— BEGIN Information supplied —

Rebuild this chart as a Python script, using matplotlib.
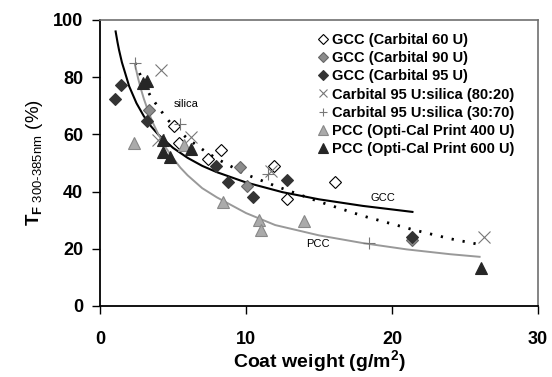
import matplotlib
matplotlib.use("Agg")
import matplotlib.pyplot as plt
from matplotlib.lines import Line2D

plt.rcParams['font.family'] = ['Liberation Sans', 'DejaVu Sans']
plt.rcParams['mathtext.fontset'] = 'custom'
plt.rcParams['mathtext.rm'] = 'Liberation Sans'
plt.rcParams['mathtext.bf'] = 'Liberation Sans:bold'

# measured points (coat weight g/m2, T_F %)
gcc60_x = [5.1, 5.4, 7.4, 8.3, 11.9, 12.8, 16.1]
gcc60_y = [63.0, 57.0, 51.4, 54.5, 49.0, 37.3, 43.2]
gcc90_x = [3.36, 9.6, 10.05, 21.4]
gcc90_y = [68.6, 48.7, 42.0, 23.2]
gcc95_x = [1.03, 1.44, 3.2, 7.95, 8.77, 10.5, 12.8, 21.4]
gcc95_y = [72.4, 77.4, 64.8, 49.0, 43.5, 38.2, 44.0, 24.2]
sil8020_x = [4.15, 4.0, 6.2, 11.7, 26.3]
sil8020_y = [82.5, 58.0, 59.0, 47.2, 24.2]
sil3070_x = [2.4, 5.5, 11.5, 18.4]
sil3070_y = [85.0, 63.5, 46.0, 22.1]
pcc400_x = [2.3, 5.75, 8.4, 10.9, 11.0, 14.0]
pcc400_y = [56.9, 56.3, 36.5, 30.0, 26.6, 29.7]
pcc600_x = [2.95, 3.2, 4.3, 4.3, 4.8, 6.2, 26.1]
pcc600_y = [78.0, 78.5, 58.0, 54.0, 52.2, 54.8, 13.4]

# trend curves
gcc_fit_x = [1.07, 1.2, 1.3, 1.5, 2, 2.5, 3, 3.5, 4, 5, 6, 7, 8, 10, 12.5, 15, 18, 21.4]
gcc_fit_y = [96.0, 92.2, 89.6, 85.2, 76.8, 70.9, 66.4, 62.8, 59.9, 55.3, 51.8, 49.0,
             46.8, 43.2, 39.8, 37.3, 35.0, 32.9]
silica_fit_x = [2.4, 2.7, 3, 3.5, 4, 4.5, 5, 6, 7, 8, 10, 12, 15, 18, 21.5, 24, 26.1]
silica_fit_y = [85.0, 81.5, 77.8, 73.0, 69.5, 66.0, 63.0, 58.5, 54.8, 51.5, 46.0, 42.0,
                36.5, 31.5, 26.6, 23.5, 21.4]
pcc_fit_x = [2.4, 2.6, 2.8, 3, 3.3, 3.6, 4, 4.5, 5, 5.5, 6, 7, 8, 10, 12, 15, 18, 21, 24, 26]
pcc_fit_y = [84.3, 79.8, 75.9, 72.5, 68.1, 64.3, 60.0, 55.4, 51.7, 48.4, 45.7, 41.2, 38.0,
             32.5, 28.3, 24.7, 22.0, 19.8, 18.1, 17.2]

fig = plt.figure(figsize=(5.52, 3.77), dpi=100)
ax = fig.add_axes([100 / 552, 71 / 377, 438 / 552, 286 / 377])

ax.plot(gcc_fit_x, gcc_fit_y, color='black', lw=1.5, zorder=2)
ax.plot(silica_fit_x, silica_fit_y, color='black', lw=2, ls=(0, (0.8, 3.2)), zorder=2)
ax.plot(pcc_fit_x, pcc_fit_y, color='#999999', lw=1.4, zorder=2)

ax.text(5.9, 70.6, 'silica', fontsize=8, ha='center', va='center')
ax.text(19.4, 37.7, 'GCC', fontsize=8, ha='center', va='center')
ax.text(14.9, 21.7, 'PCC', fontsize=8, ha='center', va='center')

styles = [
    (gcc60_x, gcc60_y, 'D', 'white', 'black', 'GCC (Carbital 60 U)', 6.5),
    (gcc90_x, gcc90_y, 'D', '#8c8c8c', '#666666', 'GCC (Carbital 90 U)', 6.5),
    (gcc95_x, gcc95_y, 'D', '#333333', '#333333', 'GCC (Carbital 95 U)', 6.5),
    (sil8020_x, sil8020_y, 'x', 'none', '#777777', 'Carbital 95 U:silica (80:20)', 8),
    (sil3070_x, sil3070_y, '+', 'none', '#777777', 'Carbital 95 U:silica (30:70)', 8),
    (pcc400_x, pcc400_y, '^', '#aaaaaa', '#888888', 'PCC (Opti-Cal Print 400 U)', 8.5),
    (pcc600_x, pcc600_y, '^', '#262626', '#262626', 'PCC (Opti-Cal Print 600 U)', 8.5),
]
handles = []
for xs, ys, m, fc, ec, lab, ms in styles:
    ax.plot(xs, ys, ls='none', marker=m, ms=ms, mfc=fc, mec=ec, mew=0.8, zorder=3)
    handles.append(Line2D([], [], ls='none', marker=m, ms=ms * 0.8, mfc=fc, mec=ec,
                          mew=0.8, label=lab))

leg = ax.legend(handles=handles, loc='upper left', bbox_to_anchor=(0.495, 0.955),
                frameon=False, handlelength=0.8, handletextpad=0.25, labelspacing=0.29,
                borderpad=0, borderaxespad=0, prop={'weight': 'bold', 'size': 10.5})

ax.set_xlim(0, 30)
ax.set_ylim(0, 100)
ax.set_xticks([0, 10, 20, 30])
ax.set_yticks([0, 20, 40, 60, 80, 100])
ax.tick_params(direction='out', length=6, width=1, labelsize=13)
ax.tick_params(axis='x', pad=12)
ax.tick_params(axis='y', pad=6)
for lbl in ax.get_xticklabels() + ax.get_yticklabels():
    lbl.set_fontweight('bold')
for s in ['left', 'bottom']:
    ax.spines[s].set_linewidth(1.3)
for s in ['top', 'right']:
    ax.spines[s].set_color('#707070')
    ax.spines[s].set_linewidth(1.2)

ax.set_xlabel(r'Coat weight (g/m$^\mathbf{2}$)', fontsize=14, fontweight='bold', labelpad=0)
ax.set_ylabel(r'$\mathbf{T}_{\mathbf{F}\ \mathrm{300\text{-}385nm}}\ \mathrm{(\%)}$', fontsize=13.5,
              labelpad=6)

fig.savefig('out.png', dpi=100)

— END Information supplied —

• Work to be completed
Omit the pictures, and quote the material above exactly as given.

• Exercise response
Rebuild this chart as a Python script, using matplotlib.
import matplotlib
matplotlib.use("Agg")
import matplotlib.pyplot as plt
from matplotlib.lines import Line2D

plt.rcParams['font.family'] = ['Liberation Sans', 'DejaVu Sans']
plt.rcParams['mathtext.fontset'] = 'custom'
plt.rcParams['mathtext.rm'] = 'Liberation Sans'
plt.rcParams['mathtext.bf'] = 'Liberation Sans:bold'

# measured points (coat weight g/m2, T_F %)
gcc60_x = [5.1, 5.4, 7.4, 8.3, 11.9, 12.8, 16.1]
gcc60_y = [63.0, 57.0, 51.4, 54.5, 49.0, 37.3, 43.2]
gcc90_x = [3.36, 9.6, 10.05, 21.4]
gcc90_y = [68.6, 48.7, 42.0, 23.2]
gcc95_x = [1.03, 1.44, 3.2, 7.95, 8.77, 10.5, 12.8, 21.4]
gcc95_y = [72.4, 77.4, 64.8, 49.0, 43.5, 38.2, 44.0, 24.2]
sil8020_x = [4.15, 4.0, 6.2, 11.7, 26.3]
sil8020_y = [82.5, 58.0, 59.0, 47.2, 24.2]
sil3070_x = [2.4, 5.5, 11.5, 18.4]
sil3070_y = [85.0, 63.5, 46.0, 22.1]
pcc400_x = [2.3, 5.75, 8.4, 10.9, 11.0, 14.0]
pcc400_y = [56.9, 56.3, 36.5, 30.0, 26.6, 29.7]
pcc600_x = [2.95, 3.2, 4.3, 4.3, 4.8, 6.2, 26.1]
pcc600_y = [78.0, 78.5, 58.0, 54.0, 52.2, 54.8, 13.4]

# trend curves
gcc_fit_x = [1.07, 1.2, 1.3, 1.5, 2, 2.5, 3, 3.5, 4, 5, 6, 7, 8, 10, 12.5, 15, 18, 21.4]
gcc_fit_y = [96.0, 92.2, 89.6, 85.2, 76.8, 70.9, 66.4, 62.8, 59.9, 55.3, 51.8, 49.0,
             46.8, 43.2, 39.8, 37.3, 35.0, 32.9]
silica_fit_x = [2.4, 2.7, 3, 3.5, 4, 4.5, 5, 6, 7, 8, 10, 12, 15, 18, 21.5, 24, 26.1]
silica_fit_y = [85.0, 81.5, 77.8, 73.0, 69.5, 66.0, 63.0, 58.5, 54.8, 51.5, 46.0, 42.0,
                36.5, 31.5, 26.6, 23.5, 21.4]
pcc_fit_x = [2.4, 2.6, 2.8, 3, 3.3, 3.6, 4, 4.5, 5, 5.5, 6, 7, 8, 10, 12, 15, 18, 21, 24, 26]
pcc_fit_y = [84.3, 79.8, 75.9, 72.5, 68.1, 64.3, 60.0, 55.4, 51.7, 48.4, 45.7, 41.2, 38.0,
             32.5, 28.3, 24.7, 22.0, 19.8, 18.1, 17.2]

fig = plt.figure(figsize=(5.52, 3.77), dpi=100)
ax = fig.add_axes([100 / 552, 71 / 377, 438 / 552, 286 / 377])

ax.plot(gcc_fit_x, gcc_fit_y, color='black', lw=1.5, zorder=2)
ax.plot(silica_fit_x, silica_fit_y, color='black', lw=2, ls=(0, (0.8, 3.2)), zorder=2)
ax.plot(pcc_fit_x, pcc_fit_y, color='#999999', lw=1.4, zorder=2)

ax.text(5.9, 70.6, 'silica', fontsize=8, ha='center', va='center')
ax.text(19.4, 37.7, 'GCC', fontsize=8, ha='center', va='center')
ax.text(14.9, 21.7, 'PCC', fontsize=8, ha='center', va='center')

styles = [
    (gcc60_x, gcc60_y, 'D', 'white', 'black', 'GCC (Carbital 60 U)', 6.5),
    (gcc90_x, gcc90_y, 'D', '#8c8c8c', '#666666', 'GCC (Carbital 90 U)', 6.5),
    (gcc95_x, gcc95_y, 'D', '#333333', '#333333', 'GCC (Carbital 95 U)', 6.5),
    (sil8020_x, sil8020_y, 'x', 'none', '#777777', 'Carbital 95 U:silica (80:20)', 8),
    (sil3070_x, sil3070_y, '+', 'none', '#777777', 'Carbital 95 U:silica (30:70)', 8),
    (pcc400_x, pcc400_y, '^', '#aaaaaa', '#888888', 'PCC (Opti-Cal Print 400 U)', 8.5),
    (pcc600_x, pcc600_y, '^', '#262626', '#262626', 'PCC (Opti-Cal Print 600 U)', 8.5),
]
handles = []
for xs, ys, m, fc, ec, lab, ms in styles:
    ax.plot(xs, ys, ls='none', marker=m, ms=ms, mfc=fc, mec=ec, mew=0.8, zorder=3)
    handles.append(Line2D([], [], ls='none', marker=m, ms=ms * 0.8, mfc=fc, mec=ec,
                          mew=0.8, label=lab))

leg = ax.legend(handles=handles, loc='upper left', bbox_to_anchor=(0.495, 0.955),
                frameon=False, handlelength=0.8, handletextpad=0.25, labelspacing=0.29,
                borderpad=0, borderaxespad=0, prop={'weight': 'bold', 'size': 10.5})

ax.set_xlim(0, 30)
ax.set_ylim(0, 100)
ax.set_xticks([0, 10, 20, 30])
ax.set_yticks([0, 20, 40, 60, 80, 100])
ax.tick_params(direction='out', length=6, width=1, labelsize=13)
ax.tick_params(axis='x', pad=12)
ax.tick_params(axis='y', pad=6)
for lbl in ax.get_xticklabels() + ax.get_yticklabels():
    lbl.set_fontweight('bold')
for s in ['left', 'bottom']:
    ax.spines[s].set_linewidth(1.3)
for s in ['top', 'right']:
    ax.spines[s].set_color('#707070')
    ax.spines[s].set_linewidth(1.2)

ax.set_xlabel(r'Coat weight (g/m$^\mathbf{2}$)', fontsize=14, fontweight='bold', labelpad=0)
ax.set_ylabel(r'$\mathbf{T}_{\mathbf{F}\ \mathrm{300\text{-}385nm}}\ \mathrm{(\%)}$', fontsize=13.5,
              labelpad=6)

fig.savefig('out.png', dpi=100)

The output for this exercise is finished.